- [Goal of the exercise]
Retype each line exactly. Skip images.

◇ ◇ ◇ ◇

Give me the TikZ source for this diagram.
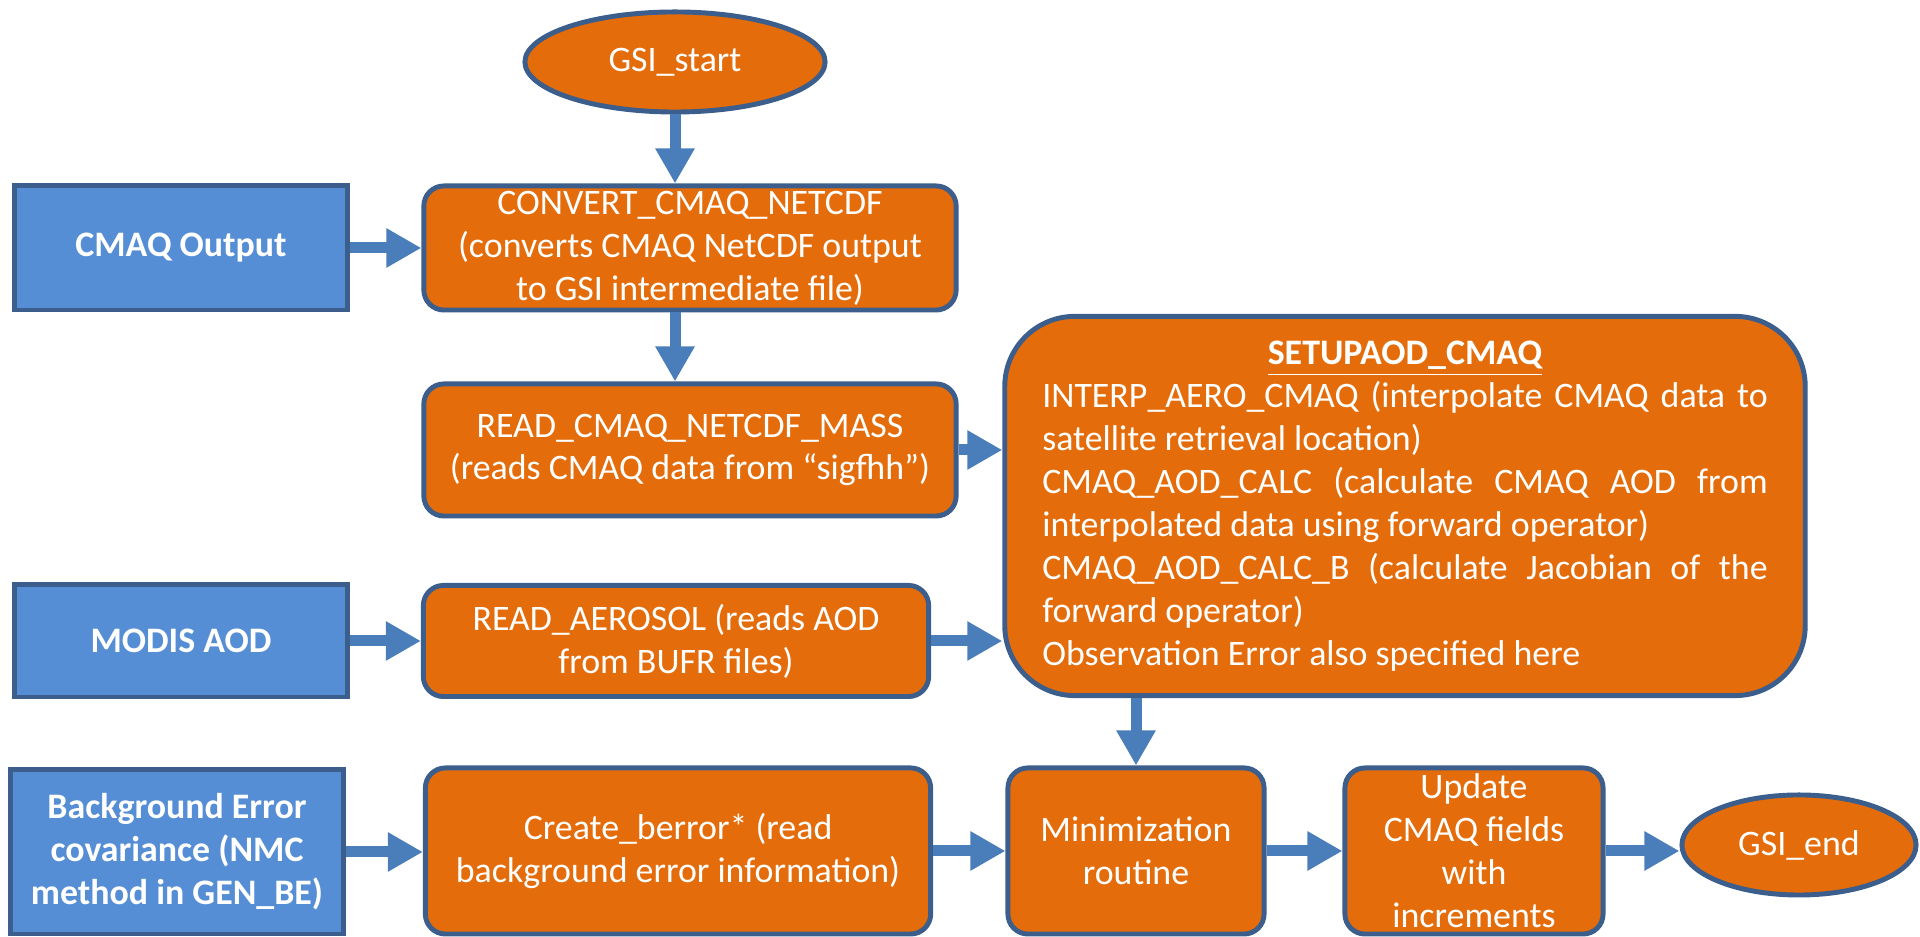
\documentclass[tikz,border=0pt]{standalone}
\usepackage{fontspec}
\setmainfont{Carlito}
\usepackage{tikz}
\usetikzlibrary{arrows.meta,shapes.geometric}
\definecolor{orangefill}{HTML}{E46C0A}
\definecolor{bluefill}{HTML}{558ED5}
\definecolor{edgeblue}{HTML}{3B5E8C}
\definecolor{arrowblue}{HTML}{4A7EBB}

\begin{document}
\begin{tikzpicture}[x=0.01cm,y=0.01cm,
  every node/.style={font=\fontsize{10.2}{12.2}\selectfont,text=white,align=center,
    inner sep=0pt,line width=1.4pt,draw=edgeblue},
  procbox/.style={rectangle,rounded corners=0.2cm,fill=orangefill},
  databox/.style={rectangle,fill=bluefill,font=\fontsize{10.2}{12.2}\selectfont\bfseries},
  termnode/.style={ellipse,fill=orangefill},
  flowarrow/.style={draw=arrowblue,line width=0.11cm,-{Triangle[length=0.35cm,width=0.37cm]}}]
  \useasboundingbox (0,0) rectangle (1920,937);
  % inputs on the left
  \node[databox,minimum width=3.32cm,minimum height=1.24cm] (cmaqout) at (181,689) {CMAQ Output};
  \node[databox,minimum width=3.32cm,minimum height=1.12cm] (modis) at (181,296) {MODIS AOD};
  \node[databox,minimum width=3.33cm,minimum height=1.64cm] (bgerr) at (177,85) {Background Error\\covariance (NMC\\method in GEN\_BE)};
  % processing chain
  \node[termnode,minimum width=3.0cm,minimum height=1.0cm] (start) at (675,875) {GSI\_start};
  \node[procbox,minimum width=5.32cm,minimum height=1.24cm] (convert) at (690,689) {CONVERT\_CMAQ\_NETCDF\\(converts CMAQ NetCDF output\\to GSI intermediate file)};
  \node[procbox,minimum width=5.32cm,minimum height=1.32cm] (rcmaq) at (690,487) {READ\_CMAQ\_NETCDF\_MASS\\(reads CMAQ data from “sigfhh”)};
  \node[procbox,minimum width=5.05cm,minimum height=1.11cm] (raero) at (676,296) {READ\_AEROSOL (reads AOD\\from BUFR files)};
  \node[procbox,rounded corners=0.7cm,minimum width=8.0cm,minimum height=3.79cm,
    text width=7.25cm,align=justify] (setup) at (1405,431) {\parindent=0pt\hyphenpenalty=10000
    {\centering\bfseries\underline{SETUPAOD\_CMAQ}\par}
    INTERP\_AERO\_CMAQ (interpolate CMAQ data to\linebreak satellite retrieval location)\par
    CMAQ\_AOD\_CALC (calculate CMAQ AOD from\linebreak interpolated data using forward operator)\par
    CMAQ\_AOD\_CALC\_B (calculate Jacobian of the\linebreak forward operator)\par
    Observation Error also specified here\par};
  \node[procbox,minimum width=5.05cm,minimum height=1.66cm] (berr) at (678,86) {Create\_berror* (read\\background error information)};
  \node[procbox,minimum width=2.56cm,minimum height=1.66cm] (minim) at (1136,86) {Minimization\\routine};
  \node[procbox,minimum width=2.58cm,minimum height=1.66cm] (update) at (1474,86) {Update\\CMAQ fields\\with\\increments};
  \node[termnode,minimum width=2.34cm,minimum height=1.0cm] (gsiend) at (1799,92) {GSI\_end};
  % block arrows
  \draw[flowarrow] (start.south) -- (convert.north -| start.south);
  \draw[flowarrow] (cmaqout.east) -- (convert.west);
  \draw[flowarrow] (start.south |- convert.south) -- (start.south |- rcmaq.north);
  \draw[flowarrow] (rcmaq.east) -- (rcmaq.east -| setup.west);
  \draw[flowarrow] (modis.east) -- (raero.west);
  \draw[flowarrow] (raero.east) -- (raero.east -| setup.west);
  \draw[flowarrow] (minim.north |- setup.south) -- (minim.north);
  \draw[flowarrow] (bgerr.east) -- (bgerr.east -| berr.west);
  \draw[flowarrow] (berr.east) -- (minim.west);
  \draw[flowarrow] (minim.east) -- (update.west);
  \draw[flowarrow] (update.east) -- (update.east -| gsiend.west);
\end{tikzpicture}
\end{document}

◇ ◇ ◇ ◇

- [Reply to the task]
Give me the TikZ source for this diagram.
\documentclass[tikz,border=0pt]{standalone}
\usepackage{fontspec}
\setmainfont{Carlito}
\usepackage{tikz}
\usetikzlibrary{arrows.meta,shapes.geometric}
\definecolor{orangefill}{HTML}{E46C0A}
\definecolor{bluefill}{HTML}{558ED5}
\definecolor{edgeblue}{HTML}{3B5E8C}
\definecolor{arrowblue}{HTML}{4A7EBB}

\begin{document}
\begin{tikzpicture}[x=0.01cm,y=0.01cm,
  every node/.style={font=\fontsize{10.2}{12.2}\selectfont,text=white,align=center,
    inner sep=0pt,line width=1.4pt,draw=edgeblue},
  procbox/.style={rectangle,rounded corners=0.2cm,fill=orangefill},
  databox/.style={rectangle,fill=bluefill,font=\fontsize{10.2}{12.2}\selectfont\bfseries},
  termnode/.style={ellipse,fill=orangefill},
  flowarrow/.style={draw=arrowblue,line width=0.11cm,-{Triangle[length=0.35cm,width=0.37cm]}}]
  \useasboundingbox (0,0) rectangle (1920,937);
  % inputs on the left
  \node[databox,minimum width=3.32cm,minimum height=1.24cm] (cmaqout) at (181,689) {CMAQ Output};
  \node[databox,minimum width=3.32cm,minimum height=1.12cm] (modis) at (181,296) {MODIS AOD};
  \node[databox,minimum width=3.33cm,minimum height=1.64cm] (bgerr) at (177,85) {Background Error\\covariance (NMC\\method in GEN\_BE)};
  % processing chain
  \node[termnode,minimum width=3.0cm,minimum height=1.0cm] (start) at (675,875) {GSI\_start};
  \node[procbox,minimum width=5.32cm,minimum height=1.24cm] (convert) at (690,689) {CONVERT\_CMAQ\_NETCDF\\(converts CMAQ NetCDF output\\to GSI intermediate file)};
  \node[procbox,minimum width=5.32cm,minimum height=1.32cm] (rcmaq) at (690,487) {READ\_CMAQ\_NETCDF\_MASS\\(reads CMAQ data from “sigfhh”)};
  \node[procbox,minimum width=5.05cm,minimum height=1.11cm] (raero) at (676,296) {READ\_AEROSOL (reads AOD\\from BUFR files)};
  \node[procbox,rounded corners=0.7cm,minimum width=8.0cm,minimum height=3.79cm,
    text width=7.25cm,align=justify] (setup) at (1405,431) {\parindent=0pt\hyphenpenalty=10000
    {\centering\bfseries\underline{SETUPAOD\_CMAQ}\par}
    INTERP\_AERO\_CMAQ (interpolate CMAQ data to\linebreak satellite retrieval location)\par
    CMAQ\_AOD\_CALC (calculate CMAQ AOD from\linebreak interpolated data using forward operator)\par
    CMAQ\_AOD\_CALC\_B (calculate Jacobian of the\linebreak forward operator)\par
    Observation Error also specified here\par};
  \node[procbox,minimum width=5.05cm,minimum height=1.66cm] (berr) at (678,86) {Create\_berror* (read\\background error information)};
  \node[procbox,minimum width=2.56cm,minimum height=1.66cm] (minim) at (1136,86) {Minimization\\routine};
  \node[procbox,minimum width=2.58cm,minimum height=1.66cm] (update) at (1474,86) {Update\\CMAQ fields\\with\\increments};
  \node[termnode,minimum width=2.34cm,minimum height=1.0cm] (gsiend) at (1799,92) {GSI\_end};
  % block arrows
  \draw[flowarrow] (start.south) -- (convert.north -| start.south);
  \draw[flowarrow] (cmaqout.east) -- (convert.west);
  \draw[flowarrow] (start.south |- convert.south) -- (start.south |- rcmaq.north);
  \draw[flowarrow] (rcmaq.east) -- (rcmaq.east -| setup.west);
  \draw[flowarrow] (modis.east) -- (raero.west);
  \draw[flowarrow] (raero.east) -- (raero.east -| setup.west);
  \draw[flowarrow] (minim.north |- setup.south) -- (minim.north);
  \draw[flowarrow] (bgerr.east) -- (bgerr.east -| berr.west);
  \draw[flowarrow] (berr.east) -- (minim.west);
  \draw[flowarrow] (minim.east) -- (update.west);
  \draw[flowarrow] (update.east) -- (update.east -| gsiend.west);
\end{tikzpicture}
\end{document}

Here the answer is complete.